DC Water’s account: CEO David Gaddis and operations chief Jeff Thompson said Washington Aqueduct lacked some treatment capacity (algae‑dosing capability) until recently and that DC Water’s visibility into daily Aqueduct operations is limited because the Aqueduct is federally operated. They said the authority is pressing for closer operational coordination and exploring proposals to station a DC Water liaison at the Aqueduct site. Committee members stressed the city’s vulnerability from relying primarily on the Aqueduct for treated water and asked what steps have been taken regionally to find a second source or increase storage; DC Water staff said it participates in Metropolitan Washington Council of Governments (COG) discussions and technical work on options such as increased storage, aquifer storage and recovery, water reuse and desalination.

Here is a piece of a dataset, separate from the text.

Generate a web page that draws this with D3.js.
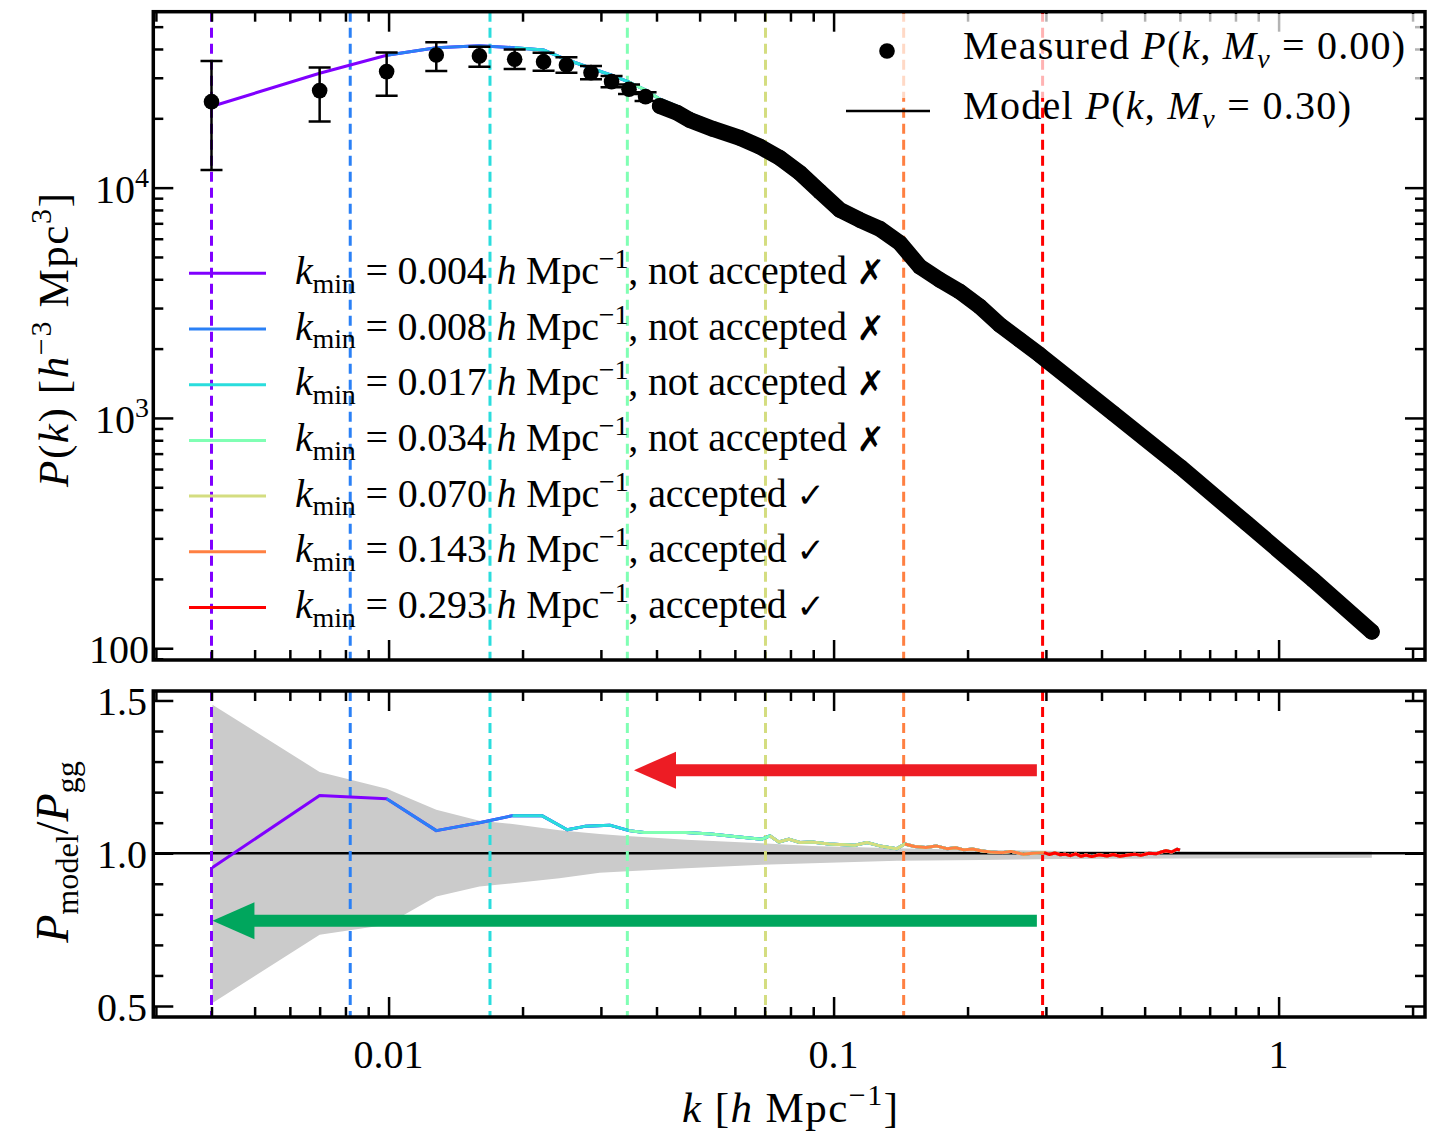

Why it matters: Boil‑water advisories and sudden intake disruptions present immediate public‑health risks. The hearing underscored how the District’s water supply chain crosses municipal and federal lines of responsibility and that improvements in regional coordination and Aqueduct capability are central to reducing the risk of future advisories.

Ending: Council members asked DC Water to provide more frequent updates on Washington Aqueduct coordination, to deliver proposals or memoranda of understanding that would increase operational transparency, and to continue working with COG on secondary source and storage options.